- September 17, 2018
- Posted by: TSBA
- Category: Tanzanian Regulation
The Tanzanian Sports Betting Association (TSBA) welcomes the Government’s formal green light to commencing the much-anticipated changes in sports betting taxation, subsequent to passing of the amendments to the Gaming Act (Cap. 41).
The decision to introduce taxation of operators’ gross gaming revenue (GGR) and to abandon a harmful, counter-productive and non-functional taxation of stakes is an encouraging development. It is a first step and solid base for our future joint efforts in making sports betting in Tanzania sustainable, competitive and highly contributive to the growth of national economy.

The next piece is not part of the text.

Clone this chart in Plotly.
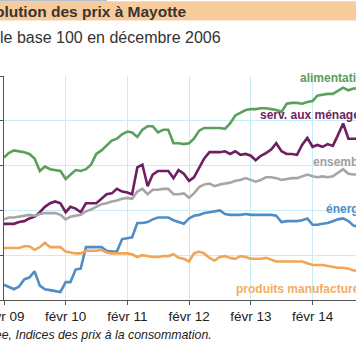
import pandas as pd
import plotly.graph_objects as go

# Monthly dates, Feb 2009 -> Nov 2014
months = pd.date_range("2009-02-01", periods=70, freq="MS")

alimentation = [110.9, 111.4, 111.7, 111.6, 111.5, 111.3, 110.8, 109.4, 109.9, 109.6,
                109.5, 109.4, 108.5, 109.0, 109.5, 109.4, 109.6, 110.1, 111.3, 111.7,
                112.3, 112.8, 113.0, 113.5, 113.8, 113.7, 113.2, 114.0, 114.4, 114.4,
                113.7, 114.0, 114.0, 112.5, 112.5, 112.4, 112.5, 113.0, 113.9, 114.2,
                114.2, 114.2, 114.2, 114.1, 114.7, 115.6, 115.9, 116.2, 116.3, 116.3,
                116.4, 116.4, 116.3, 116.2, 116.0, 116.9, 117.0, 117.0, 116.9, 117.1,
                117.2, 117.8, 117.9, 118.0, 118.0, 118.3, 118.7, 118.4, 118.6, 118.6]

services = [103.5, 103.5, 103.5, 103.7, 103.8, 104.1, 104.3, 104.8, 105.4, 105.8,
            106.0, 105.8, 104.8, 105.4, 105.2, 104.8, 105.8, 105.8, 105.8, 106.3,
            106.8, 106.9, 107.4, 107.1, 107.0, 106.8, 109.8, 110.1, 107.7, 109.0,
            109.4, 109.4, 109.4, 108.6, 109.5, 109.1, 108.3, 108.7, 109.8, 110.8,
            111.5, 111.5, 111.5, 111.6, 111.3, 111.6, 111.2, 111.3, 111.1, 110.6,
            111.1, 111.4, 111.8, 112.5, 111.6, 111.3, 111.3, 111.2, 112.3, 113.1,
            112.1, 112.3, 112.1, 112.4, 112.2, 113.4, 114.7, 113.0, 113.0, 113.0]

ensemble = [104.0, 104.2, 104.2, 104.3, 104.4, 104.5, 104.4, 104.6, 104.7, 104.7,
            104.7, 104.5, 104.0, 104.3, 104.4, 104.5, 104.9, 105.1, 105.4, 105.7,
            105.8, 106.0, 106.1, 106.3, 106.4, 106.3, 107.1, 107.4, 106.8, 107.3,
            107.3, 107.4, 107.4, 106.8, 106.8, 106.9, 106.4, 106.9, 107.6, 107.9,
            108.0, 107.7, 107.9, 108.0, 108.1, 108.3, 108.4, 108.6, 108.4, 108.2,
            108.4, 108.7, 108.7, 108.6, 108.4, 108.5, 108.6, 108.6, 108.8, 109.0,
            108.8, 108.7, 108.8, 108.7, 108.8, 109.2, 109.6, 109.1, 109.0, 109.0]

energie = [96.7, 96.5, 96.2, 96.5, 97.3, 97.5, 98.2, 96.6, 96.2, 96.1,
           96.0, 95.9, 97.0, 97.0, 98.4, 98.5, 100.9, 100.9, 100.9, 100.9,
           100.5, 100.4, 100.4, 101.8, 101.9, 102.0, 103.6, 103.6, 103.7, 104.0,
           104.2, 104.2, 104.2, 103.9, 103.7, 103.5, 104.1, 104.4, 104.5, 104.7,
           104.8, 104.9, 105.0, 104.6, 104.5, 104.5, 104.5, 104.6, 104.5, 104.5,
           104.5, 104.5, 104.5, 104.4, 103.7, 103.8, 103.8, 103.8, 103.9, 104.1,
           103.4, 103.4, 103.5, 103.6, 103.8, 104.0, 104.1, 103.8, 103.3, 103.2]

manufactures = [100.8, 100.8, 100.8, 100.8, 101.0, 101.0, 100.6, 100.9, 101.4, 100.9,
                100.9, 100.9, 100.4, 100.3, 100.2, 100.2, 100.5, 100.5, 100.5, 100.6,
                100.3, 100.2, 100.2, 100.2, 100.2, 100.1, 99.8, 100.0, 99.9, 99.8,
                99.8, 99.9, 99.9, 100.1, 99.7, 99.6, 99.3, 100.2, 100.4, 100.2,
                99.7, 99.4, 99.8, 99.9, 99.7, 99.6, 99.9, 99.8, 99.6, 99.6,
                99.6, 99.7, 99.5, 99.3, 99.3, 99.3, 99.3, 99.3, 99.3, 99.1,
                98.9, 98.9, 98.9, 98.8, 98.7, 98.6, 98.6, 98.5, 98.3, 98.3]

tick_dates = ["2009-02-01", "2010-02-01", "2011-02-01", "2012-02-01",
              "2013-02-01", "2014-02-01", "2015-02-01"]
tick_labels = ["févr 09", "févr 10", "févr 11", "févr 12", "févr 13", "févr 14", "févr 15"]

series = [
    ("alimentation", alimentation, "#5aa05a"),
    ("serv. aux ménages", services, "#6e1f62"),
    ("ensemble", ensemble, "#a6a6a6"),
    ("énergie", energie, "#4f8dc6"),
    ("produits manufacturés", manufactures, "#f2a556"),
]

fig = go.Figure()
for name, vals, col in series:
    fig.add_trace(go.Scatter(x=months, y=vals, mode="lines", name=name,
                             line=dict(color=col, width=2.6), showlegend=False,
                             hoverinfo="skip"))

grid = "#c6eef4"
fig.update_xaxes(range=["2009-02-01", "2014-10-16"], tickvals=tick_dates, ticktext=tick_labels,
                 showgrid=True, gridcolor=grid, gridwidth=1, showline=True, linecolor="#555555",
                 linewidth=1.2, ticks="outside", ticklen=4, tickcolor="#555555",
                 ticklabeloverflow="allow",
                 tickfont=dict(family="Liberation Sans, Arial", size=13.5, color="#222222"),
                 zeroline=False)
fig.update_yaxes(range=[95, 120], dtick=5, showticklabels=False, showgrid=True, gridcolor=grid,
                 gridwidth=1, showline=True, linecolor="#555555", linewidth=1.2,
                 ticks="outside", ticklen=4, tickcolor="#555555", zeroline=False)

W, H = 356, 364
L, R, T, B = 4, 0, 76, 64
pw, ph = W - L - R, H - T - B

def px(x):
    return (x - L) / pw

def py(y):
    return (H - B - y) / ph

shapes = [
    dict(type="rect", xref="paper", yref="paper", x0=px(-2), x1=px(360), y0=py(20.5), y1=py(1.3),
         fillcolor="#f8cb9c", line=dict(width=0), layer="below"),
    dict(type="rect", xref="paper", yref="paper", x0=px(-2), x1=px(107), y0=py(1.3), y1=py(-1),
         fillcolor="#aebfd6", line=dict(width=0), layer="below"),
]

ann = [
    dict(text="<b>Évolution des prix à Mayotte</b>", x=px(-26.5), y=py(11.5), xanchor="left",
         yanchor="middle", font=dict(family="Liberation Sans, Arial", size=15.5, color="#3a3530")),
    dict(text="Échelle base 100 en décembre 2006", x=px(223), y=py(37), xanchor="right",
         yanchor="middle", font=dict(family="Liberation Sans, Arial", size=16, color="#333333")),
    dict(text="<i>Source : Insee, Indices des prix à la consommation.</i>", x=px(213.5), y=py(335),
         xanchor="right", yanchor="middle",
         font=dict(family="Liberation Sans, Arial", size=12.35, color="#222222")),
    dict(text="<b>alimentation</b>", x=px(297.5), y=py(77.5), xanchor="left", yanchor="middle",
         font=dict(family="Liberation Sans, Arial", size=12, color="#5a9e5a")),
    dict(text="<b>serv. aux ménages</b>", x=px(258), y=py(115), xanchor="left", yanchor="middle",
         font=dict(family="Liberation Sans, Arial", size=12, color="#6e1f62")),
    dict(text="<b>ensemble</b>", x=px(310.5), y=py(162), xanchor="left", yanchor="middle",
         font=dict(family="Liberation Sans, Arial", size=12, color="#a0a0a0")),
    dict(text="<b>énergie</b>", x=px(324), y=py(208.5), xanchor="left", yanchor="middle",
         font=dict(family="Liberation Sans, Arial", size=12, color="#4f8dc6")),
    dict(text="<b>produits manufacturés</b>", x=px(234), y=py(288.5), xanchor="left", yanchor="middle",
         font=dict(family="Liberation Sans, Arial", size=12, color="#f2ac66")),
]
for a in ann:
    a.update(xref="paper", yref="paper", showarrow=False)

fig.update_layout(width=W, height=H, margin=dict(l=L, r=R, t=T, b=B, autoexpand=False),
                  paper_bgcolor="white", plot_bgcolor="white", shapes=shapes, annotations=ann)

fig.write_html("out.html", config={"displayModeBar": False, "staticPlot": True},
               post_script="document.body.style.margin='0';document.body.style.padding='0';"
                           "document.documentElement.style.overflow='hidden';")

We are optimistic that the Gaming Board will show unchanged ambition and commitment to introducing other crucial regulatory reforms that have been for years now a reality in vast majority of European and US states’ most advanced sports betting markets, including that of the UK.
All the Industry’s stakeholders in Tanzania have by now become aware an effective and fair policy of sports betting taxation is not sustainable, neither for the operators nor to the state within a context where sports betting winnings continue to be taxed. With this de facto double taxation policy in effect, there is still little we can do about stopping an even bigger portion of customers migrating from Tanzanian into operators licensed elsewhere in Africa and Europe, where taxes on winnings have been abandoned long ago.

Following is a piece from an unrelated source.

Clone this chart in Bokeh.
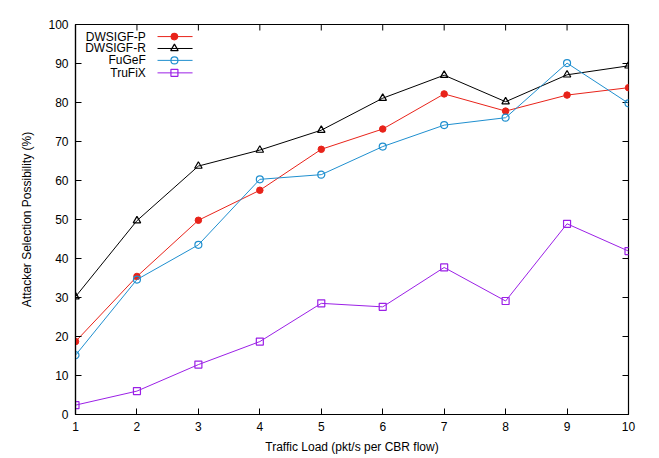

As licensed operators remain in constant risk of leaving the business due to a high tax burden, the state itself remains faced with a serious reduction in tax revenues, regardless of taxation method introduced. The June amendments to Gaming Tax, aimed at a legitimate cause of consolidating the country’s fiscal revenue, are thus in danger of producing the exact opposite effects. The historic examples of countries that implemented similar sports betting taxation methods confirm these findings.
Key global analysis agrees and emphasizes the existence of a direct link between the model of sports betting taxation and the level of public incomes for the state. The GGR taxation model with no additional taxation of winnings and at the rate of 10-20% is widely accepted throughout the world’s most successful sports betting markets. It is the only model that targets the exact and realistic value of operators’ effectuated revenue, ensures constant growth of income to the state budget, optimum consumer security and a stable business environment for operators.
The Association looks forward to remaining a constructive partner to the Government in achieving an improved business climate in which the level of state public incomes is constantly raising, as this effort is fully in line with the country’s strategy for a strengthened tax enforcement policy, improved employment rates and highly-growing digital economy.